What is needed: Return the material exactly as supplied, apart from the pictures, which are omitted.

▼▼▼

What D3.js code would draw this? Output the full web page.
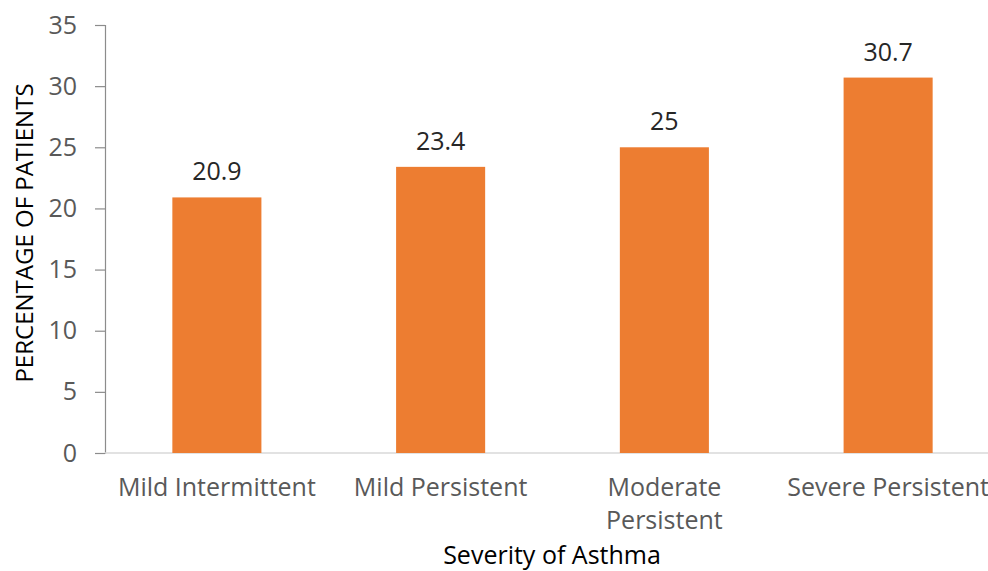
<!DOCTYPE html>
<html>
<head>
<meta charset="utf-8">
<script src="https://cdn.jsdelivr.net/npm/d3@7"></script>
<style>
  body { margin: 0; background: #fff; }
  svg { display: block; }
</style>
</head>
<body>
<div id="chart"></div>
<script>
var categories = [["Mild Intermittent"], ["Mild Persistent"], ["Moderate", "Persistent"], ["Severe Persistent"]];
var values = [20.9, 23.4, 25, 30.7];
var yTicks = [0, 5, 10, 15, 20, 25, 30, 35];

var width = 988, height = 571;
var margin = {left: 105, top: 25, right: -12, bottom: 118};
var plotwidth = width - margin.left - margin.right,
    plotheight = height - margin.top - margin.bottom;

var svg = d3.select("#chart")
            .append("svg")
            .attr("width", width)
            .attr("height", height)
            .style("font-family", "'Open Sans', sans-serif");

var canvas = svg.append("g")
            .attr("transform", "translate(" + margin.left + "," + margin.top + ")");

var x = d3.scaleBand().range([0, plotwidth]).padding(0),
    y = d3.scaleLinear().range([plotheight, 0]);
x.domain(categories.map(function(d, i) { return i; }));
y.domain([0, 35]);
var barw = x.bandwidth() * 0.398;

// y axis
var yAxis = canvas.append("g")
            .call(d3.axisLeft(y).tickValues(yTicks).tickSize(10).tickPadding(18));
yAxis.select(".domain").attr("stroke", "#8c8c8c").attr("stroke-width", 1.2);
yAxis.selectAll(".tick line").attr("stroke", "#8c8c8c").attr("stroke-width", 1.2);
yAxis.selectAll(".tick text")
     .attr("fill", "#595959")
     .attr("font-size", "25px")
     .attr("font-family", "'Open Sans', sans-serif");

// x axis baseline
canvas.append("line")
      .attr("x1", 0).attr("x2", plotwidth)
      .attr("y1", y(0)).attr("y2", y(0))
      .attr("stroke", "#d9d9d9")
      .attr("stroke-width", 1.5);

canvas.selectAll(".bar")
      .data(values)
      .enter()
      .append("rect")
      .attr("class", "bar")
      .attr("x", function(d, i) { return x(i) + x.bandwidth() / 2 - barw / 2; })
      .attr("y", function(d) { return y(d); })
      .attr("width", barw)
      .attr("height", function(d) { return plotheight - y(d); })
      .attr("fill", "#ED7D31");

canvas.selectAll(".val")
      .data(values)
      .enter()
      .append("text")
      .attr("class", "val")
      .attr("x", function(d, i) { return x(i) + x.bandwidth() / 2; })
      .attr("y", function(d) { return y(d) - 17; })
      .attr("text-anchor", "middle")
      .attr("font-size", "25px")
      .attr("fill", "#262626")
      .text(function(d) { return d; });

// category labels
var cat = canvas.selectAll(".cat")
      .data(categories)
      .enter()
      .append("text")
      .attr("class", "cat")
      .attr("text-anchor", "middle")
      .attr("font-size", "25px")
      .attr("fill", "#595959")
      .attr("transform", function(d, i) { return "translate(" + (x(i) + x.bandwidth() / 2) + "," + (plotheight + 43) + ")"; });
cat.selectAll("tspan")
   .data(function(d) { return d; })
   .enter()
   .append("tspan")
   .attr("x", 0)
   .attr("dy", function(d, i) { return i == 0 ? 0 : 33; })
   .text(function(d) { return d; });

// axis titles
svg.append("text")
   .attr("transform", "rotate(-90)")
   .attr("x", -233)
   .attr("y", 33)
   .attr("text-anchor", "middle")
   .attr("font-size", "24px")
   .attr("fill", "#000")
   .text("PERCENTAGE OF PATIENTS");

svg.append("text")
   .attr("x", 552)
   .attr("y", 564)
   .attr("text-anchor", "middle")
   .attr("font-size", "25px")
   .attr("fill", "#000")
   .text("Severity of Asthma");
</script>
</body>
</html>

▲▲▲

Response to the exercise:
What D3.js code would draw this? Output the full web page.
<!DOCTYPE html>
<html>
<head>
<meta charset="utf-8">
<script src="https://cdn.jsdelivr.net/npm/d3@7"></script>
<style>
  body { margin: 0; background: #fff; }
  svg { display: block; }
</style>
</head>
<body>
<div id="chart"></div>
<script>
var categories = [["Mild Intermittent"], ["Mild Persistent"], ["Moderate", "Persistent"], ["Severe Persistent"]];
var values = [20.9, 23.4, 25, 30.7];
var yTicks = [0, 5, 10, 15, 20, 25, 30, 35];

var width = 988, height = 571;
var margin = {left: 105, top: 25, right: -12, bottom: 118};
var plotwidth = width - margin.left - margin.right,
    plotheight = height - margin.top - margin.bottom;

var svg = d3.select("#chart")
            .append("svg")
            .attr("width", width)
            .attr("height", height)
            .style("font-family", "'Open Sans', sans-serif");

var canvas = svg.append("g")
            .attr("transform", "translate(" + margin.left + "," + margin.top + ")");

var x = d3.scaleBand().range([0, plotwidth]).padding(0),
    y = d3.scaleLinear().range([plotheight, 0]);
x.domain(categories.map(function(d, i) { return i; }));
y.domain([0, 35]);
var barw = x.bandwidth() * 0.398;

// y axis
var yAxis = canvas.append("g")
            .call(d3.axisLeft(y).tickValues(yTicks).tickSize(10).tickPadding(18));
yAxis.select(".domain").attr("stroke", "#8c8c8c").attr("stroke-width", 1.2);
yAxis.selectAll(".tick line").attr("stroke", "#8c8c8c").attr("stroke-width", 1.2);
yAxis.selectAll(".tick text")
     .attr("fill", "#595959")
     .attr("font-size", "25px")
     .attr("font-family", "'Open Sans', sans-serif");

// x axis baseline
canvas.append("line")
      .attr("x1", 0).attr("x2", plotwidth)
      .attr("y1", y(0)).attr("y2", y(0))
      .attr("stroke", "#d9d9d9")
      .attr("stroke-width", 1.5);

canvas.selectAll(".bar")
      .data(values)
      .enter()
      .append("rect")
      .attr("class", "bar")
      .attr("x", function(d, i) { return x(i) + x.bandwidth() / 2 - barw / 2; })
      .attr("y", function(d) { return y(d); })
      .attr("width", barw)
      .attr("height", function(d) { return plotheight - y(d); })
      .attr("fill", "#ED7D31");

canvas.selectAll(".val")
      .data(values)
      .enter()
      .append("text")
      .attr("class", "val")
      .attr("x", function(d, i) { return x(i) + x.bandwidth() / 2; })
      .attr("y", function(d) { return y(d) - 17; })
      .attr("text-anchor", "middle")
      .attr("font-size", "25px")
      .attr("fill", "#262626")
      .text(function(d) { return d; });

// category labels
var cat = canvas.selectAll(".cat")
      .data(categories)
      .enter()
      .append("text")
      .attr("class", "cat")
      .attr("text-anchor", "middle")
      .attr("font-size", "25px")
      .attr("fill", "#595959")
      .attr("transform", function(d, i) { return "translate(" + (x(i) + x.bandwidth() / 2) + "," + (plotheight + 43) + ")"; });
cat.selectAll("tspan")
   .data(function(d) { return d; })
   .enter()
   .append("tspan")
   .attr("x", 0)
   .attr("dy", function(d, i) { return i == 0 ? 0 : 33; })
   .text(function(d) { return d; });

// axis titles
svg.append("text")
   .attr("transform", "rotate(-90)")
   .attr("x", -233)
   .attr("y", 33)
   .attr("text-anchor", "middle")
   .attr("font-size", "24px")
   .attr("fill", "#000")
   .text("PERCENTAGE OF PATIENTS");

svg.append("text")
   .attr("x", 552)
   .attr("y", 564)
   .attr("text-anchor", "middle")
   .attr("font-size", "25px")
   .attr("fill", "#000")
   .text("Severity of Asthma");
</script>
</body>
</html>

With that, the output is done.